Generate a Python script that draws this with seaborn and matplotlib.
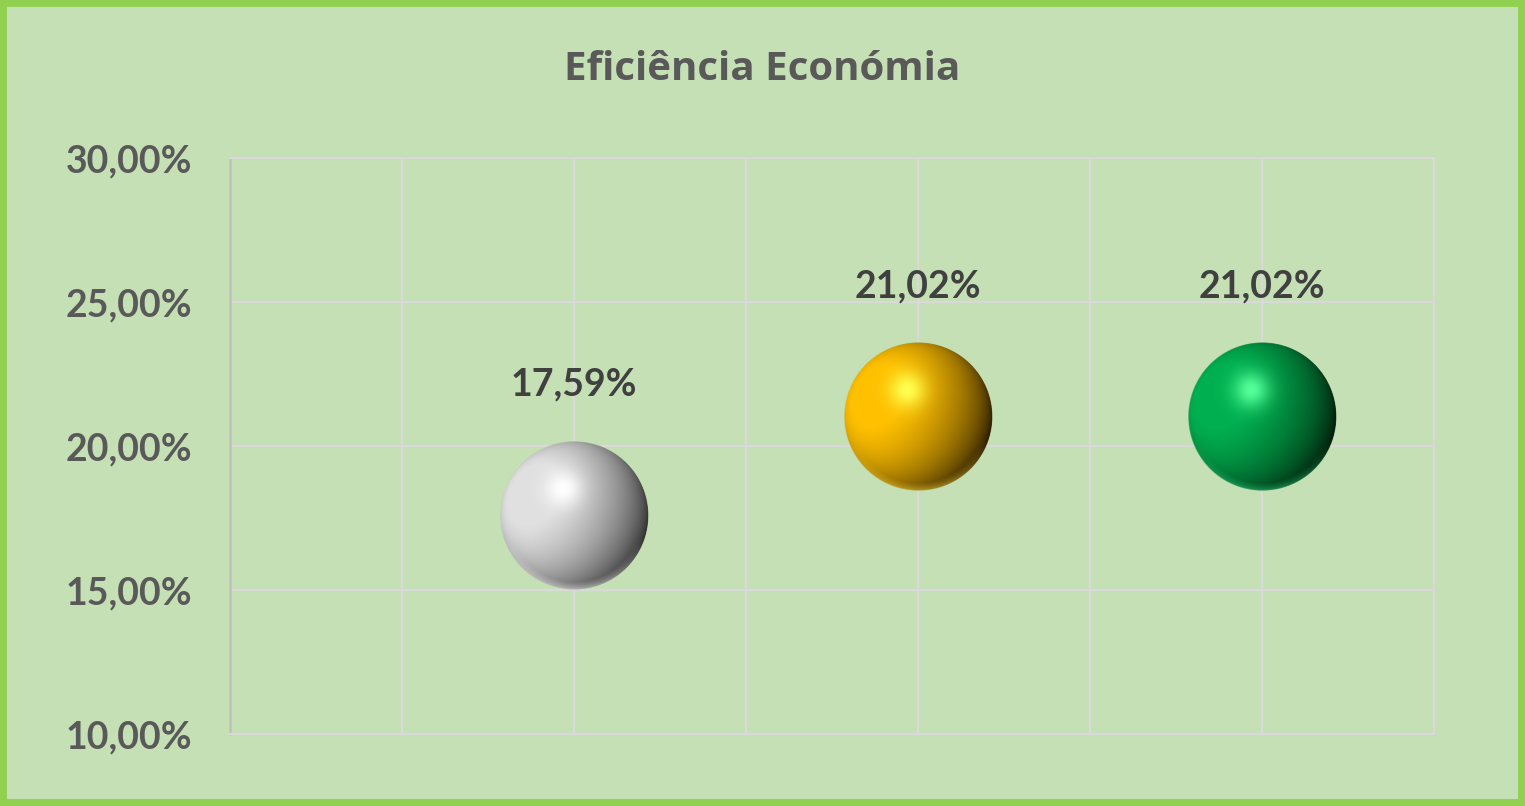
import matplotlib
matplotlib.use("Agg")
import matplotlib.pyplot as plt
import matplotlib.transforms as mtransforms
from matplotlib.colors import to_rgb
from matplotlib.patches import Circle
from matplotlib.ticker import FuncFormatter, MultipleLocator
import numpy as np
import pandas as pd
import seaborn as sns

# data
positions = [1, 2, 3]
values = [17.59, 21.02, 21.02]
labels = ["17,59%", "21,02%", "21,02%"]
# dark side, body, highlight, rim light
ball_colors = [
    ["#303030", "#e0e0e0", "#ffffff", "#ffffff"],
    ["#2a1c00", "#ffc000", "#ffff50", "#ffd840"],
    ["#001a08", "#00b050", "#55ff9a", "#30d080"],
]
title = "Eficiência Económia"

BG = "#c5e0b4"
BORDER = "#92d050"
GRID = "#d9d9d9"

sns.set_style("white")
plt.rcParams["font.family"] = ["Lato", "DejaVu Sans"]
plt.rcParams["font.weight"] = "bold"

fig = plt.figure(figsize=(15.25, 8.06), dpi=100, facecolor=BG)
ax = fig.add_axes([230 / 1525, 1 - 734 / 806, 1204 / 1525, 576 / 806])
ax.set_facecolor(BG)

df = pd.DataFrame({"x": positions, "y": values})

R_in = 0.745          # ball radius in inches
R_pt = R_in * 72


def sphere_image(dark, body, light, rim, n=300):
    dark, body, light, rim = [np.array(to_rgb(c)) for c in (dark, body, light, rim)]
    g = np.linspace(-1, 1, n)
    u, v = np.meshgrid(g, g)
    rr = u ** 2 + v ** 2
    z = np.sqrt(np.clip(1 - rr, 0, 1))
    hu, hv = -0.15, 0.36
    L = np.array([-0.62, 0.3, 0.72])
    L = L / np.linalg.norm(L)
    ndl = u * L[0] + v * L[1] + z * L[2]
    shade = np.clip((ndl + 0.55) / 1.45, 0, 1) ** 1.0
    col = dark * (1 - shade[..., None]) + body * shade[..., None]
    spec = np.exp(-((u - hu) ** 2 + (v - hv) ** 2) / (2 * 0.17 ** 2))
    col = col * (1 - spec[..., None]) + light * spec[..., None]
    rl = np.clip(-v - 0.3, 0, 1) * np.clip(rr - 0.8, 0, 1) * 4.0
    rl = np.clip(rl, 0, 0.7)
    col = col * (1 - rl[..., None]) + rim * rl[..., None]
    alpha = np.clip((1 - np.sqrt(rr)) * n / 2, 0, 1)
    return np.dstack([np.clip(col, 0, 1), alpha])


# base point through seaborn, shaded sphere drawn on it
sns.scatterplot(data=df, x="x", y="y", ax=ax, s=(2 * R_pt) ** 2,
                color=ball_colors[0][1], edgecolor="none", linewidth=0,
                zorder=3, legend=False)
ax.collections[-1].set_alpha(0)

for i, row in df.iterrows():
    tr = fig.dpi_scale_trans + mtransforms.ScaledTranslation(row.x, row.y, ax.transData)
    img = sphere_image(*ball_colors[i])
    im = ax.imshow(img, extent=[-R_in, R_in, -R_in, R_in], origin="lower",
                   interpolation="bilinear", transform=tr, zorder=4, aspect="auto")
    im.set_clip_path(Circle((0, 0), R_in, transform=tr))

    ax.annotate(labels[i], (row.x, row.y), xytext=(0, 94),
                textcoords="offset points", ha="center", va="center",
                fontsize=27, fontweight="bold", color="#404040", zorder=6)

ax.set_xlim(0, 3.5)
ax.set_ylim(10, 30)
ax.set_aspect("auto")
ax.xaxis.set_major_locator(MultipleLocator(0.5))
ax.yaxis.set_major_locator(MultipleLocator(5))
ax.yaxis.set_major_formatter(FuncFormatter(lambda v, p: ("%.2f%%" % v).replace(".", ",")))
ax.set_xticklabels([])
ax.grid(True, color=GRID, linewidth=1.6, zorder=0)
ax.set_axisbelow(True)
ax.tick_params(axis="both", length=0)
ax.tick_params(axis="y", pad=27, labelsize=27, labelcolor="#595959")
for lbl in ax.get_yticklabels():
    lbl.set_fontweight("bold")
for side in ["top", "right", "bottom"]:
    ax.spines[side].set_color(GRID)
    ax.spines[side].set_linewidth(1.6)
ax.spines["left"].set_color("#bfbfbf")
ax.spines["left"].set_linewidth(1.8)
ax.set_xlabel("")
ax.set_ylabel("")

fig.text(0.5, 1 - 70 / 806, title, ha="center", va="center",
         fontsize=29, fontweight="bold", color="#595959",
         family=["Open Sans", "DejaVu Sans"])

fig.patches.append(plt.Rectangle((0, 0), 1, 1, transform=fig.transFigure,
                                 fill=False, edgecolor=BORDER, linewidth=10,
                                 zorder=10))

fig.savefig("out.png", dpi=100, facecolor=BG)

::::::::::

Set down the material exactly, every line of it, except for the pictures.

Generate a Python script that draws this with seaborn and matplotlib.
import matplotlib
matplotlib.use("Agg")
import matplotlib.pyplot as plt
import matplotlib.transforms as mtransforms
from matplotlib.colors import to_rgb
from matplotlib.patches import Circle
from matplotlib.ticker import FuncFormatter, MultipleLocator
import numpy as np
import pandas as pd
import seaborn as sns

# data
positions = [1, 2, 3]
values = [17.59, 21.02, 21.02]
labels = ["17,59%", "21,02%", "21,02%"]
# dark side, body, highlight, rim light
ball_colors = [
    ["#303030", "#e0e0e0", "#ffffff", "#ffffff"],
    ["#2a1c00", "#ffc000", "#ffff50", "#ffd840"],
    ["#001a08", "#00b050", "#55ff9a", "#30d080"],
]
title = "Eficiência Económia"

BG = "#c5e0b4"
BORDER = "#92d050"
GRID = "#d9d9d9"

sns.set_style("white")
plt.rcParams["font.family"] = ["Lato", "DejaVu Sans"]
plt.rcParams["font.weight"] = "bold"

fig = plt.figure(figsize=(15.25, 8.06), dpi=100, facecolor=BG)
ax = fig.add_axes([230 / 1525, 1 - 734 / 806, 1204 / 1525, 576 / 806])
ax.set_facecolor(BG)

df = pd.DataFrame({"x": positions, "y": values})

R_in = 0.745          # ball radius in inches
R_pt = R_in * 72


def sphere_image(dark, body, light, rim, n=300):
    dark, body, light, rim = [np.array(to_rgb(c)) for c in (dark, body, light, rim)]
    g = np.linspace(-1, 1, n)
    u, v = np.meshgrid(g, g)
    rr = u ** 2 + v ** 2
    z = np.sqrt(np.clip(1 - rr, 0, 1))
    hu, hv = -0.15, 0.36
    L = np.array([-0.62, 0.3, 0.72])
    L = L / np.linalg.norm(L)
    ndl = u * L[0] + v * L[1] + z * L[2]
    shade = np.clip((ndl + 0.55) / 1.45, 0, 1) ** 1.0
    col = dark * (1 - shade[..., None]) + body * shade[..., None]
    spec = np.exp(-((u - hu) ** 2 + (v - hv) ** 2) / (2 * 0.17 ** 2))
    col = col * (1 - spec[..., None]) + light * spec[..., None]
    rl = np.clip(-v - 0.3, 0, 1) * np.clip(rr - 0.8, 0, 1) * 4.0
    rl = np.clip(rl, 0, 0.7)
    col = col * (1 - rl[..., None]) + rim * rl[..., None]
    alpha = np.clip((1 - np.sqrt(rr)) * n / 2, 0, 1)
    return np.dstack([np.clip(col, 0, 1), alpha])


# base point through seaborn, shaded sphere drawn on it
sns.scatterplot(data=df, x="x", y="y", ax=ax, s=(2 * R_pt) ** 2,
                color=ball_colors[0][1], edgecolor="none", linewidth=0,
                zorder=3, legend=False)
ax.collections[-1].set_alpha(0)

for i, row in df.iterrows():
    tr = fig.dpi_scale_trans + mtransforms.ScaledTranslation(row.x, row.y, ax.transData)
    img = sphere_image(*ball_colors[i])
    im = ax.imshow(img, extent=[-R_in, R_in, -R_in, R_in], origin="lower",
                   interpolation="bilinear", transform=tr, zorder=4, aspect="auto")
    im.set_clip_path(Circle((0, 0), R_in, transform=tr))

    ax.annotate(labels[i], (row.x, row.y), xytext=(0, 94),
                textcoords="offset points", ha="center", va="center",
                fontsize=27, fontweight="bold", color="#404040", zorder=6)

ax.set_xlim(0, 3.5)
ax.set_ylim(10, 30)
ax.set_aspect("auto")
ax.xaxis.set_major_locator(MultipleLocator(0.5))
ax.yaxis.set_major_locator(MultipleLocator(5))
ax.yaxis.set_major_formatter(FuncFormatter(lambda v, p: ("%.2f%%" % v).replace(".", ",")))
ax.set_xticklabels([])
ax.grid(True, color=GRID, linewidth=1.6, zorder=0)
ax.set_axisbelow(True)
ax.tick_params(axis="both", length=0)
ax.tick_params(axis="y", pad=27, labelsize=27, labelcolor="#595959")
for lbl in ax.get_yticklabels():
    lbl.set_fontweight("bold")
for side in ["top", "right", "bottom"]:
    ax.spines[side].set_color(GRID)
    ax.spines[side].set_linewidth(1.6)
ax.spines["left"].set_color("#bfbfbf")
ax.spines["left"].set_linewidth(1.8)
ax.set_xlabel("")
ax.set_ylabel("")

fig.text(0.5, 1 - 70 / 806, title, ha="center", va="center",
         fontsize=29, fontweight="bold", color="#595959",
         family=["Open Sans", "DejaVu Sans"])

fig.patches.append(plt.Rectangle((0, 0), 1, 1, transform=fig.transFigure,
                                 fill=False, edgecolor=BORDER, linewidth=10,
                                 zorder=10))

fig.savefig("out.png", dpi=100, facecolor=BG)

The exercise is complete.